📝 SummarXiv

Abstract

During the melting transition of dimyristoyl phosphatidylglycerol (DMPG), the order of the lipid chains and the three-dimensional, vesicular structural arrangement change simultaneously. These changes result in peculiar heat capacity profiles extended over a broad temperature range with seven $c_p$-maxima. Here, we present calorimetric, viscosity, and volume expansion coefficient data at various ionic strengths and charges. We propose a simple theory that explains the calorimetric data in terms of the coexistence of two membrane geometries, both of which can melt. During the transition, the equilibrium between these two geometries changes cooperatively.
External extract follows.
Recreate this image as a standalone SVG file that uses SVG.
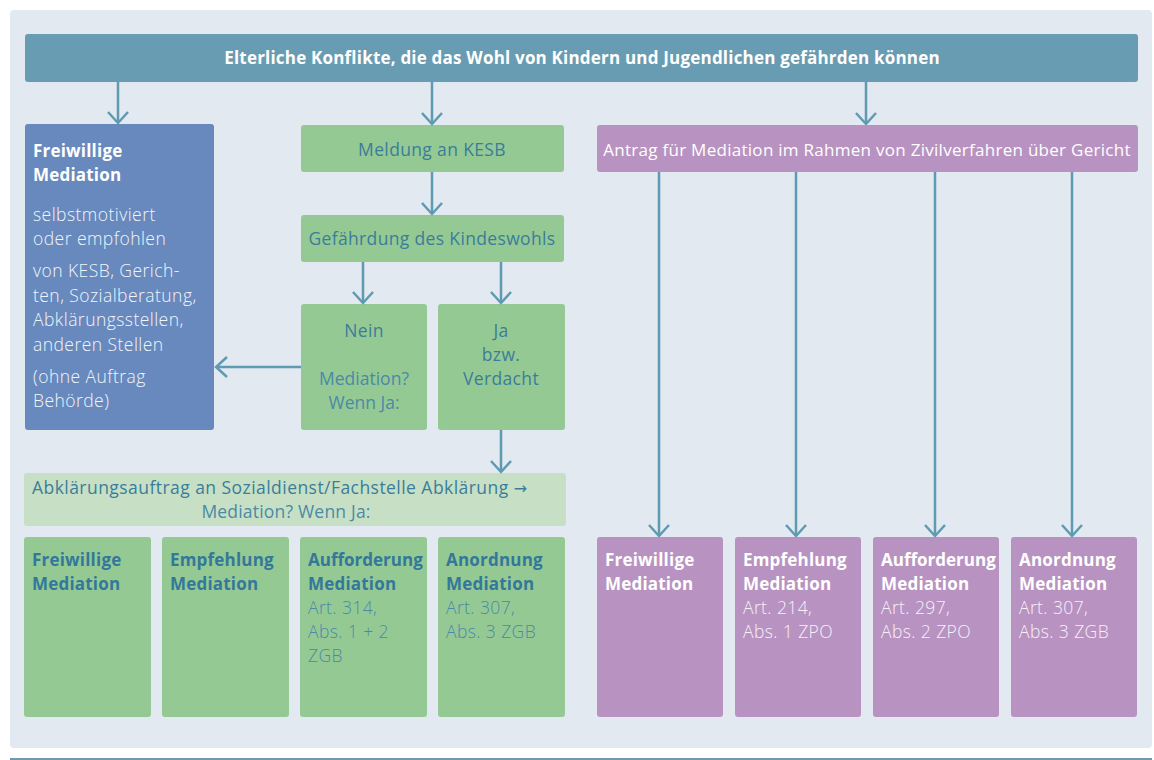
<svg xmlns="http://www.w3.org/2000/svg" width="1154" height="760" viewBox="0 0 1154 760">
<defs>
<marker id="ah" viewBox="-13 -12 15 24" refX="0" refY="0" markerWidth="15" markerHeight="24" markerUnits="userSpaceOnUse" orient="auto">
<path d="M-11,-10 L0,0 L-11,10" fill="none" stroke="#5f9ab3" stroke-width="2.5"/>
</marker>
<style>
text{font-family:"Open Sans","Noto Sans",sans-serif;}
.ttl{font-size:17px;font-weight:700;fill:#ffffff;letter-spacing:0.2px;}
.hdr{font-size:17px;fill:#ffffff;letter-spacing:0.28px;}
.wb{font-size:17px;font-weight:700;fill:#ffffff;letter-spacing:0.2px;}
.wl{font-size:17.5px;font-weight:300;fill:#f2f5fa;letter-spacing:0.45px;}
.pl{font-size:17.5px;font-weight:300;fill:#f7f0f9;letter-spacing:0.4px;}
.gt{font-size:17.5px;fill:#3a7d9a;letter-spacing:0.35px;}
.gb{font-size:17px;font-weight:700;fill:#33789a;letter-spacing:0.2px;}
.gl{font-size:17.5px;font-weight:300;fill:#4a8aa6;letter-spacing:0.4px;}
.arr{font-family:"DejaVu Sans",sans-serif;font-size:16px;}
.blue{fill:#6789bd;}
.green{fill:#95c994;}
.lgreen{fill:#c7e0c5;}
.purple{fill:#b893c1;}
.conn{stroke:#5f9ab3;stroke-width:2.5;fill:none;marker-end:url(#ah);}
</style>
</defs>
<rect x="10" y="10" width="1142" height="738" rx="4" fill="#e2e9f0"/>
<line x1="10" y1="759" x2="1152" y2="759" stroke="#3d7893" stroke-width="1.5"/>

<g id="banner">
<rect x="25" y="34" width="1113" height="48" rx="3" fill="#689cb2"/>
<text class="ttl" x="582" y="64" text-anchor="middle">Elterliche Konflikte, die das Wohl von Kindern und Jugendlichen gefährden können</text>
</g>

<g id="freiwillig-links">
<rect class="blue" x="25" y="124" width="189" height="306" rx="3"/>
<text class="wb" x="33" y="157">Freiwillige</text>
<text class="wb" x="33" y="181">Mediation</text>
<text class="wl" x="33" y="221">selbstmotiviert</text>
<text class="wl" x="33" y="245">oder empfohlen</text>
<text class="wl" x="33" y="277">von KESB, Gerich-</text>
<text class="wl" x="33" y="302">ten, Sozialberatung,</text>
<text class="wl" x="33" y="326">Abklärungsstellen,</text>
<text class="wl" x="33" y="351">anderen Stellen</text>
<text class="wl" x="33" y="383">(ohne Auftrag</text>
<text class="wl" x="33" y="407">Behörde)</text>
</g>

<g id="meldung">
<rect class="green" x="301" y="125" width="263" height="47" rx="3"/>
<text class="gt" x="432" y="156" text-anchor="middle">Meldung an KESB</text>
</g>

<g id="gefaehrdung">
<rect class="green" x="301" y="215" width="263" height="47" rx="3"/>
<text class="gt" x="432" y="245" text-anchor="middle">Gefährdung des Kindeswohls</text>
</g>

<g id="nein">
<rect class="green" x="301" y="304" width="126" height="126" rx="3"/>
<text class="gt" x="364" y="337" text-anchor="middle">Nein</text>
<text class="gt" x="364" y="385" text-anchor="middle" style="fill:#4a8aa6;letter-spacing:0">Mediation?</text>
<text class="gt" x="364" y="409" text-anchor="middle" style="fill:#4a8aa6;letter-spacing:0">Wenn Ja:</text>
</g>

<g id="ja">
<rect class="green" x="438" y="304" width="127" height="126" rx="3"/>
<text class="gt" x="501" y="337" text-anchor="middle">Ja</text>
<text class="gt" x="501" y="361" text-anchor="middle">bzw.</text>
<text class="gt" x="501" y="385" text-anchor="middle">Verdacht</text>
</g>

<g id="abklaerung">
<rect class="lgreen" x="24" y="473" width="542" height="53" rx="3"/>
<text class="gt" x="32" y="494" style="letter-spacing:0.45px">Abklärungsauftrag an Sozialdienst/Fachstelle Abklärung <tspan class="arr">→</tspan></text>
<text class="gt" x="286" y="518" text-anchor="middle" style="fill:#4a8aa6;letter-spacing:0.2px">Mediation? Wenn Ja:</text>
</g>

<g id="g-freiwillig">
<rect class="green" x="24" y="537" width="127" height="180" rx="3"/>
<text class="gb" x="32" y="566">Freiwillige</text>
<text class="gb" x="32" y="590">Mediation</text>
</g>
<g id="g-empfehlung">
<rect class="green" x="162" y="537" width="127" height="180" rx="3"/>
<text class="gb" x="170" y="566">Empfehlung</text>
<text class="gb" x="170" y="590">Mediation</text>
</g>
<g id="g-aufforderung">
<rect class="green" x="300" y="537" width="127" height="180" rx="3"/>
<text class="gb" x="308" y="566" style="letter-spacing:0">Aufforderung</text>
<text class="gb" x="308" y="590">Mediation</text>
<text class="gl" x="308" y="614">Art. 314,</text>
<text class="gl" x="308" y="638">Abs. 1 + 2</text>
<text class="gl" x="308" y="662">ZGB</text>
</g>
<g id="g-anordnung">
<rect class="green" x="438" y="537" width="127" height="180" rx="3"/>
<text class="gb" x="446" y="566">Anordnung</text>
<text class="gb" x="446" y="590">Mediation</text>
<text class="gl" x="446" y="614">Art. 307,</text>
<text class="gl" x="446" y="638">Abs. 3 ZGB</text>
</g>

<g id="antrag">
<rect class="purple" x="597" y="125" width="541" height="47" rx="3"/>
<text class="hdr" x="867" y="156" text-anchor="middle">Antrag für Mediation im Rahmen von Zivilverfahren über Gericht</text>
</g>

<g id="p-freiwillig">
<rect class="purple" x="597" y="537" width="126" height="180" rx="3"/>
<text class="wb" x="605" y="566">Freiwillige</text>
<text class="wb" x="605" y="590">Mediation</text>
</g>
<g id="p-empfehlung">
<rect class="purple" x="735" y="537" width="126" height="180" rx="3"/>
<text class="wb" x="743" y="566">Empfehlung</text>
<text class="wb" x="743" y="590">Mediation</text>
<text class="pl" x="743" y="614">Art. 214,</text>
<text class="pl" x="743" y="638">Abs. 1 ZPO</text>
</g>
<g id="p-aufforderung">
<rect class="purple" x="873" y="537" width="126" height="180" rx="3"/>
<text class="wb" x="881" y="566" style="letter-spacing:0">Aufforderung</text>
<text class="wb" x="881" y="590">Mediation</text>
<text class="pl" x="881" y="614">Art. 297,</text>
<text class="pl" x="881" y="638">Abs. 2 ZPO</text>
</g>
<g id="p-anordnung">
<rect class="purple" x="1011" y="537" width="126" height="180" rx="3"/>
<text class="wb" x="1019" y="566">Anordnung</text>
<text class="wb" x="1019" y="590">Mediation</text>
<text class="pl" x="1019" y="614">Art. 307,</text>
<text class="pl" x="1019" y="638">Abs. 3 ZGB</text>
</g>

<g id="connectors">
<line class="conn" x1="118" y1="82" x2="118" y2="123"/>
<line class="conn" x1="432" y1="82" x2="432" y2="124"/>
<line class="conn" x1="866" y1="82" x2="866" y2="124"/>
<line class="conn" x1="432" y1="172" x2="432" y2="214"/>
<line class="conn" x1="363" y1="262" x2="363" y2="303"/>
<line class="conn" x1="501" y1="262" x2="501" y2="303"/>
<line class="conn" x1="301" y1="367" x2="216" y2="367"/>
<line class="conn" x1="501" y1="430" x2="501" y2="472"/>
<line class="conn" x1="659" y1="172" x2="659" y2="536"/>
<line class="conn" x1="796" y1="172" x2="796" y2="536"/>
<line class="conn" x1="935" y1="172" x2="935" y2="536"/>
<line class="conn" x1="1072" y1="172" x2="1072" y2="536"/>
</g>
</svg>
This equilibrium depends on the interactions between the membranes and the solvent, on the membrane's charge and the ionic strength of the buffer. Solvent interactions also contribute to the volume change of the membrane phases. Unlike uncharged membranes, we find that enthalpy changes are no longer proportional to volume changes. Therefore, the pressure dependence of the calorimetric profiles differs from that of uncharged membranes. Our theory explains the pressure dependence of calorimetric profiles qualitatively and quantitatively. Furthermore, we demonstrate that the same theory can be used to describe pretransition and ripple formation in phosphatidylcholines. A key takeaway from this article is that solvent molecules (e.g., H2O) are part of the membrane and, in the case of DMPG, water cannot be considered a separate phase.